Tramadol use linked with increased risk of hypoglycemia hospitalizations

1. When compared to codeine use, tramadol was associated with an increased risk of hospitalization for hypoglycemia in patients with non-cancer pain.

2. The highest risk of hospitalization occurred within the first 30 days of tramadol initiation.

Evidence Rating Level: 3 (Average)

Study Rundown: Use of the weak opioid tramadol has been increasing worldwide. However, case reports have detailed instances of hypoglycemia associated with its use. Given the morbidity and potential mortality associated with hypoglycemia, it is important to further understand this potentially dangerous association. This study aimed to determine whether use of tramadol for non-cancer pain, when compared to codeine, was associated with increased risk of hospitalization for hypoglycemia.

This nested case-control study found that tramadol use was associated with a 52% increased risk of hospitalization for hypoglycemia when compared to codeine use. This risk was particularly elevated in the first 30 days after starting treatment. This significantly increased 30-day risk remained robust through both nested case-control and case-crossover analyses.

Strengths include being a large, population-based, nested case-control study which used a thorough administrative database and thus allowed for adjustment of many relevant confounders. Also, with the use of an active comparator, like codeine, and using both cohort and case-crossover secondary analyses ensure for higher validity. However given that this is an observational study that used administrative database information, further residual confounding needs to be considered.

Click to read the study, published today in JAMA Internal Medicine

Relevant Reading: Severe hypoglycemia and risks of vascular events and death

In-Depth [case-control study]: This large, population-based nested case-control study used data from the UK Clinical Practice Research Datalink (CPRD) and Hospital Episode Statistics (HES) databases. These databases include information on patient diagnoses, prescriptions, referrals, lifestyle habits and BMI. A cohort of patients who newly received oral tramadol or codeine for non-cancer pain between April 1998 and March 2012 was created. Within this cohort, cases included all patients with a first hospitalization for hypoglycemia and were matched to up to 10 controls from the cohort on age, sex and duration of follow-up. Exposures of tramadol vs. codeine were determined at the index hospitalization. Conditional logistic regression adjusted for a thorough number of baseline covariates was used to estimate odds ratios.

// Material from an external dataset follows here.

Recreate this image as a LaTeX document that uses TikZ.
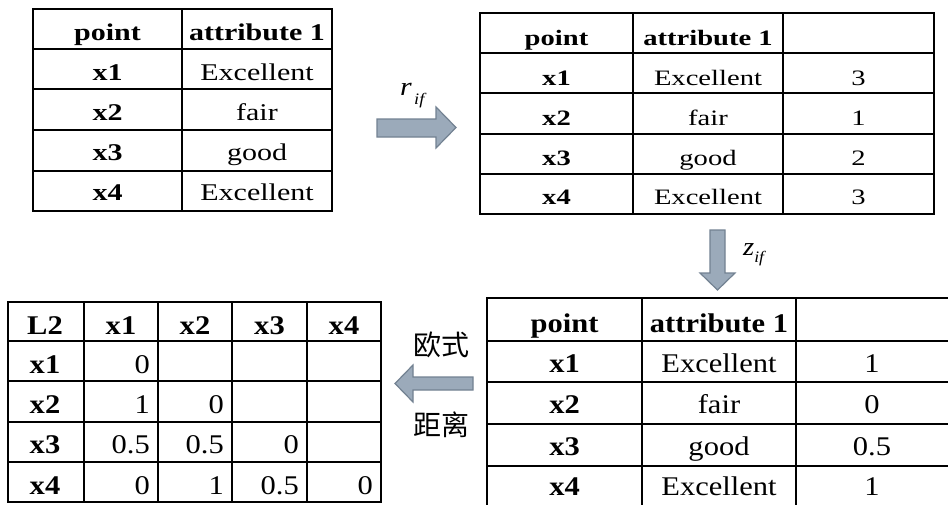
\documentclass[tikz,border=0pt]{standalone}
\usepackage{fontspec}
\setmainfont{Liberation Serif}
\newfontfamily\cjk{Noto Sans CJK SC}
\usepackage{graphicx}
\definecolor{arrfill}{RGB}{155,170,186}
\definecolor{arrline}{RGB}{115,130,146}
\newcommand\tx[5][base]{\node[anchor=#1, inner sep=0pt, font=\curfont] (#2) at (#3,#4) {\scalebox{\cursx}[1]{#5}};}
\begin{document}
\begin{tikzpicture}[x=1pt,y=-1pt,
  gridline/.style={line width=2pt, black},
  blockarrow/.style={fill=arrfill, draw=arrline, line width=1.2pt, line join=miter},
  lbl/.style={inner sep=0pt, anchor=base west}]
\useasboundingbox (0,0) rectangle (948,504);
\fill[white] (0,0) rectangle (948,504);

% ---------- table 1 (top left) ----------
\def\curfont{\fontsize{24}{24}\selectfont}\def\cursx{1.25}
\draw[gridline] (33,9) rectangle (332,211);
\draw[gridline] (182,9) -- (182,211);
\foreach \y in {49,89,130,171} \draw[gridline] (33,\y) -- (332,\y);
\tx{a-h1}{107.5}{40}{\bfseries point}
\tx{a-h2}{257}{40}{\bfseries attribute 1}
\tx{a-p1}{107.5}{80}{\bfseries x1}
\tx{a-v1}{257}{80}{Excellent}
\tx{a-p2}{107.5}{120}{\bfseries x2}
\tx{a-v2}{257}{120}{fair}
\tx{a-p3}{107.5}{160}{\bfseries x3}
\tx{a-v3}{257}{160}{good}
\tx{a-p4}{107.5}{200}{\bfseries x4}
\tx{a-v4}{257}{200}{Excellent}

% ---------- table 2 (top right) ----------
\def\curfont{\fontsize{22}{22}\selectfont}\def\cursx{1.3}
\draw[gridline] (480,13) rectangle (934,214);
\draw[gridline] (633,13) -- (633,214);
\draw[gridline] (783,13) -- (783,214);
\foreach \y in {53,93,134,174} \draw[gridline] (480,\y) -- (934,\y);
\tx{b-h1}{556.5}{45}{\bfseries point}
\tx{b-h2}{708}{45}{\bfseries attribute 1}
\tx{b-p1}{556.5}{85.5}{\bfseries x1}
\tx{b-v1}{708}{85.5}{Excellent}
\tx{b-r1}{858.5}{85.5}{3}
\tx{b-p2}{556.5}{125}{\bfseries x2}
\tx{b-v2}{708}{125}{fair}
\tx{b-r2}{858.5}{125}{1}
\tx{b-p3}{556.5}{165}{\bfseries x3}
\tx{b-v3}{708}{165}{good}
\tx{b-r3}{858.5}{165}{2}
\tx{b-p4}{556.5}{204}{\bfseries x4}
\tx{b-v4}{708}{204}{Excellent}
\tx{b-r4}{858.5}{204}{3}

% ---------- table 3 (bottom right) ----------
\def\curfont{\fontsize{27}{27}\selectfont}\def\cursx{1.13}
\draw[gridline] (487,298) rectangle (960,512);
\draw[gridline] (642,298) -- (642,512);
\draw[gridline] (796,298) -- (796,512);
\foreach \y in {341,382,424,466} \draw[gridline] (487,\y) -- (960,\y);
\tx{c-h1}{564.5}{332}{\bfseries point}
\tx{c-h2}{719}{332}{\bfseries attribute 1}
\tx{c-p1}{564.5}{372}{\bfseries x1}
\tx{c-v1}{719}{372}{Excellent}
\tx{c-r1}{872}{372}{1}
\tx{c-p2}{564.5}{413}{\bfseries x2}
\tx{c-v2}{719}{413}{fair}
\tx{c-r2}{872}{413}{0}
\tx{c-p3}{564.5}{455}{\bfseries x3}
\tx{c-v3}{719}{455}{good}
\tx{c-r3}{872}{455}{0.5}
\tx{c-p4}{564.5}{495}{\bfseries x4}
\tx{c-v4}{719}{495}{Excellent}
\tx{c-r4}{872}{495}{1}

% ---------- table 4 (bottom left) ----------
\def\curfont{\fontsize{27}{27}\selectfont}\def\cursx{1.13}
\draw[gridline] (8,302) rectangle (381,502);
\foreach \x in {84,158,232,307} \draw[gridline] (\x,302) -- (\x,502);
\foreach \y in {341,381,422,462} \draw[gridline] (8,\y) -- (381,\y);
\tx{d-h0}{45}{334}{\bfseries L2}
\tx{d-h1}{121}{334}{\bfseries x1}
\tx{d-h2}{195}{334}{\bfseries x2}
\tx{d-h3}{269.5}{334}{\bfseries x3}
\tx{d-h4}{344}{334}{\bfseries x4}
\tx{d-p1}{45}{373}{\bfseries x1}
\tx{d-p2}{45}{413}{\bfseries x2}
\tx{d-p3}{45}{453}{\bfseries x3}
\tx{d-p4}{45}{494}{\bfseries x4}
\tx[base east]{d-11}{150}{373}{0}
\tx[base east]{d-21}{150}{413}{1}
\tx[base east]{d-22}{224}{413}{0}
\tx[base east]{d-31}{150}{453}{0.5}
\tx[base east]{d-32}{224}{453}{0.5}
\tx[base east]{d-33}{299}{453}{0}
\tx[base east]{d-41}{150}{494}{0}
\tx[base east]{d-42}{224}{494}{1}
\tx[base east]{d-43}{299}{494}{0.5}
\tx[base east]{d-44}{373}{494}{0}

% ---------- block arrows ----------
\draw[blockarrow] (377,119) -- (436,119) -- (436,107) -- (456,127.5) -- (436,148) -- (436,137) -- (377,137) -- cycle;
\draw[blockarrow] (710,230) -- (725,230) -- (725,273) -- (735,273) -- (717.5,290) -- (700,273) -- (710,273) -- cycle;
\draw[blockarrow] (473,377) -- (413,377) -- (413,365) -- (395,383.5) -- (413,402) -- (413,390) -- (473,390) -- cycle;

% ---------- labels ----------
\node[lbl] (rif) at (400,95) {\fontsize{26}{26}\selectfont\scalebox{1.15}[1]{\textit{r}\kern2pt\raisebox{-9pt}{\fontsize{16}{16}\selectfont\textit{if}}}};
\node[lbl] (zif) at (743,255) {\fontsize{26}{26}\selectfont\scalebox{1.1}[1]{\textit{z}\raisebox{-7pt}{\fontsize{16}{16}\selectfont\textit{if}}}};
\node[inner sep=0pt, font=\cjk\fontsize{28}{28}\selectfont] (ou) at (441,345) {欧式};
\node[inner sep=0pt, font=\cjk\fontsize{28}{28}\selectfont] (juli) at (441,425) {距离};
\end{tikzpicture}
\end{document}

Of the 334,034 people included in the study cohort, 1105 had hospitalization so for hypoglycemia and they were matched to 11,019 controls. Compared to codeine use, tramadol was significantly associated with hospitalization for hypoglycemia (OR 1.52, 95% CI 1.09-2.10). This risk was particularly high in the first 30-days after tramadol initiation (OR 2.61, 95% CI 1.61-4.23). These results remained robust through cohort and case-crossover analyses (HR 3.60, 95% CI 1.56-8.34 and OR 3.80, 2.64 to 5.47, respectively).